**REQUIREMENT**:
Return the material word for word. Do not include the pictures.

**STORED DATA**:

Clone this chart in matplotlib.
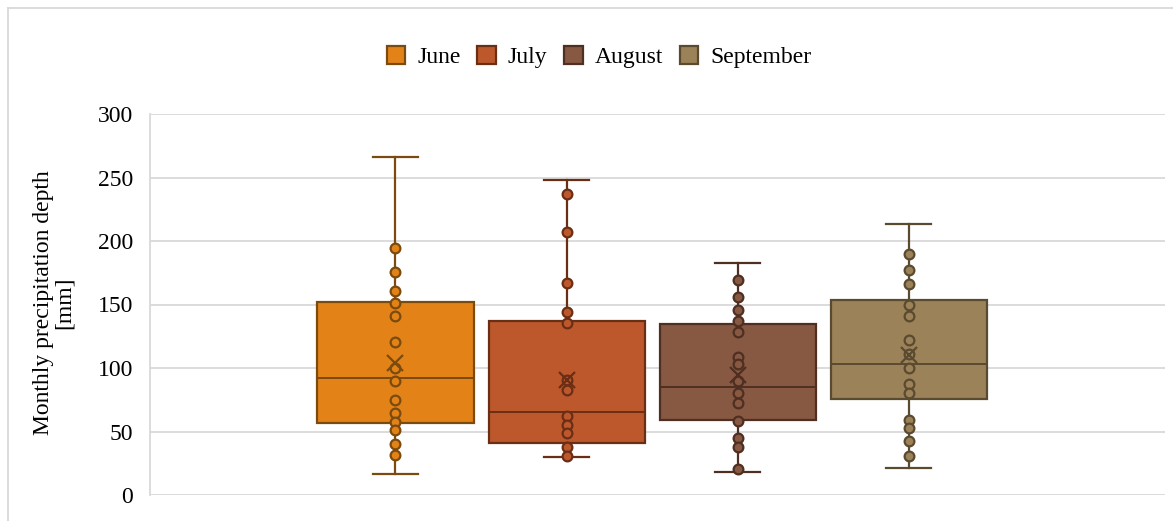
import matplotlib.pyplot as plt
from matplotlib.patches import Patch
from matplotlib.lines import Line2D

plt.rcParams['font.family'] = ['Liberation Serif', 'DejaVu Serif']

months = ["June", "July", "August", "September"]

# monthly totals shown as inner points [mm]
june = [194.6, 175.2, 161.0, 151.3, 141.3, 120.3, 99.9, 89.6, 75.0, 64.7, 57.3, 50.8, 40.3, 31.6]
july = [237.2, 207.0, 167.3, 144.0, 135.6, 90.7, 82.8, 62.0, 55.5, 48.7, 37.6, 31.1]
august = [169.4, 155.7, 146.0, 136.9, 128.0, 109.0, 102.8, 89.6, 80.5, 72.3, 58.4, 44.7, 37.6, 20.3]
september = [189.6, 176.8, 166.3, 149.4, 140.6, 122.4, 111.2, 100.2, 87.6, 80.7, 59.4, 52.4, 42.4, 30.9]
points = [june, july, august, september]

# box statistics
q1 = [56.6, 41.1, 59.2, 75.7]
median = [92.3, 65.7, 85.4, 103.5]
q3 = [151.6, 136.9, 134.3, 153.7]
whisker_lo = [16.7, 30.3, 18.5, 21.1]
whisker_hi = [266.0, 248.2, 182.5, 213.5]
means = [103.8, 90.7, 94.1, 110.6]

fills = ["#E38317", "#BD582D", "#875842", "#9C8258"]
edges = ["#7A4A0E", "#6A2E14", "#4E2F22", "#5A4A30"]

W, H = 1173, 521
fig = plt.figure(figsize=(W / 100, H / 100), dpi=100)
ax = fig.add_axes([150 / W, 1 - 495 / H, 1015 / W, 381 / H])

for i in range(4):
    st = [dict(med=median[i], q1=q1[i], q3=q3[i], whislo=whisker_lo[i],
               whishi=whisker_hi[i], mean=means[i], fliers=[], label=months[i])]
    ec = edges[i]
    ax.bxp(st, positions=[i], widths=0.912, patch_artist=True,
           showmeans=True, showfliers=False, manage_ticks=False,
           boxprops=dict(facecolor=fills[i], edgecolor=ec, linewidth=1.6),
           medianprops=dict(color=ec, linewidth=1.4),
           whiskerprops=dict(color=ec, linewidth=1.6),
           capprops=dict(color=ec, linewidth=1.6),
           capwidths=0.26,
           meanprops=dict(marker="x", markersize=11, markeredgecolor=ec,
                          markeredgewidth=1.6, zorder=5))
    ax.plot([i] * len(points[i]), points[i], linestyle="none", marker="o",
            markersize=7, markerfacecolor=fills[i], markeredgecolor=ec,
            markeredgewidth=1.6, zorder=4)

ax.set_xlim(-1.435, 4.498)
ax.set_ylim(0, 300)
ax.set_yticks(range(0, 301, 50))
ax.set_xticks([])
ax.tick_params(axis="y", length=0, labelsize=17, pad=12)
ax.grid(axis="y", color="#d9d9d9", linewidth=1.3)
ax.set_axisbelow(True)
for s in ["top", "right", "bottom"]:
    ax.spines[s].set_visible(False)
ax.spines["left"].set_color("#d9d9d9")
ax.spines["left"].set_linewidth(1.3)

fig.text(54 / W, 1 - 303 / H, "Monthly precipitation depth\n[mm]",
         rotation=90, ha="center", va="center", fontsize=17, linespacing=1.0)

handles = [Patch(facecolor=fills[i], edgecolor=edges[i], linewidth=1.6, label=months[i])
           for i in range(4)]
fig.legend(handles=handles, loc="center", bbox_to_anchor=(599 / W, 1 - 57 / H),
           ncol=4, frameon=False, fontsize=17, handlelength=0.78, handleheight=0.78,
           handletextpad=0.5, columnspacing=0.72)

# chart area border (left and top edges visible)
fig.lines.append(Line2D([8 / W, 8 / W], [0, 1 - 8 / H], transform=fig.transFigure,
                        color="#d9d9d9", linewidth=1.3))
fig.lines.append(Line2D([8 / W, 1], [1 - 8 / H, 1 - 8 / H], transform=fig.transFigure,
                        color="#d9d9d9", linewidth=1.3))

fig.savefig("out.png", dpi=100)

**PROBLEM SOLUTION**:
Clone this chart in matplotlib.
import matplotlib.pyplot as plt
from matplotlib.patches import Patch
from matplotlib.lines import Line2D

plt.rcParams['font.family'] = ['Liberation Serif', 'DejaVu Serif']

months = ["June", "July", "August", "September"]

# monthly totals shown as inner points [mm]
june = [194.6, 175.2, 161.0, 151.3, 141.3, 120.3, 99.9, 89.6, 75.0, 64.7, 57.3, 50.8, 40.3, 31.6]
july = [237.2, 207.0, 167.3, 144.0, 135.6, 90.7, 82.8, 62.0, 55.5, 48.7, 37.6, 31.1]
august = [169.4, 155.7, 146.0, 136.9, 128.0, 109.0, 102.8, 89.6, 80.5, 72.3, 58.4, 44.7, 37.6, 20.3]
september = [189.6, 176.8, 166.3, 149.4, 140.6, 122.4, 111.2, 100.2, 87.6, 80.7, 59.4, 52.4, 42.4, 30.9]
points = [june, july, august, september]

# box statistics
q1 = [56.6, 41.1, 59.2, 75.7]
median = [92.3, 65.7, 85.4, 103.5]
q3 = [151.6, 136.9, 134.3, 153.7]
whisker_lo = [16.7, 30.3, 18.5, 21.1]
whisker_hi = [266.0, 248.2, 182.5, 213.5]
means = [103.8, 90.7, 94.1, 110.6]

fills = ["#E38317", "#BD582D", "#875842", "#9C8258"]
edges = ["#7A4A0E", "#6A2E14", "#4E2F22", "#5A4A30"]

W, H = 1173, 521
fig = plt.figure(figsize=(W / 100, H / 100), dpi=100)
ax = fig.add_axes([150 / W, 1 - 495 / H, 1015 / W, 381 / H])

for i in range(4):
    st = [dict(med=median[i], q1=q1[i], q3=q3[i], whislo=whisker_lo[i],
               whishi=whisker_hi[i], mean=means[i], fliers=[], label=months[i])]
    ec = edges[i]
    ax.bxp(st, positions=[i], widths=0.912, patch_artist=True,
           showmeans=True, showfliers=False, manage_ticks=False,
           boxprops=dict(facecolor=fills[i], edgecolor=ec, linewidth=1.6),
           medianprops=dict(color=ec, linewidth=1.4),
           whiskerprops=dict(color=ec, linewidth=1.6),
           capprops=dict(color=ec, linewidth=1.6),
           capwidths=0.26,
           meanprops=dict(marker="x", markersize=11, markeredgecolor=ec,
                          markeredgewidth=1.6, zorder=5))
    ax.plot([i] * len(points[i]), points[i], linestyle="none", marker="o",
            markersize=7, markerfacecolor=fills[i], markeredgecolor=ec,
            markeredgewidth=1.6, zorder=4)

ax.set_xlim(-1.435, 4.498)
ax.set_ylim(0, 300)
ax.set_yticks(range(0, 301, 50))
ax.set_xticks([])
ax.tick_params(axis="y", length=0, labelsize=17, pad=12)
ax.grid(axis="y", color="#d9d9d9", linewidth=1.3)
ax.set_axisbelow(True)
for s in ["top", "right", "bottom"]:
    ax.spines[s].set_visible(False)
ax.spines["left"].set_color("#d9d9d9")
ax.spines["left"].set_linewidth(1.3)

fig.text(54 / W, 1 - 303 / H, "Monthly precipitation depth\n[mm]",
         rotation=90, ha="center", va="center", fontsize=17, linespacing=1.0)

handles = [Patch(facecolor=fills[i], edgecolor=edges[i], linewidth=1.6, label=months[i])
           for i in range(4)]
fig.legend(handles=handles, loc="center", bbox_to_anchor=(599 / W, 1 - 57 / H),
           ncol=4, frameon=False, fontsize=17, handlelength=0.78, handleheight=0.78,
           handletextpad=0.5, columnspacing=0.72)

# chart area border (left and top edges visible)
fig.lines.append(Line2D([8 / W, 8 / W], [0, 1 - 8 / H], transform=fig.transFigure,
                        color="#d9d9d9", linewidth=1.3))
fig.lines.append(Line2D([8 / W, 1], [1 - 8 / H, 1 - 8 / H], transform=fig.transFigure,
                        color="#d9d9d9", linewidth=1.3))

fig.savefig("out.png", dpi=100)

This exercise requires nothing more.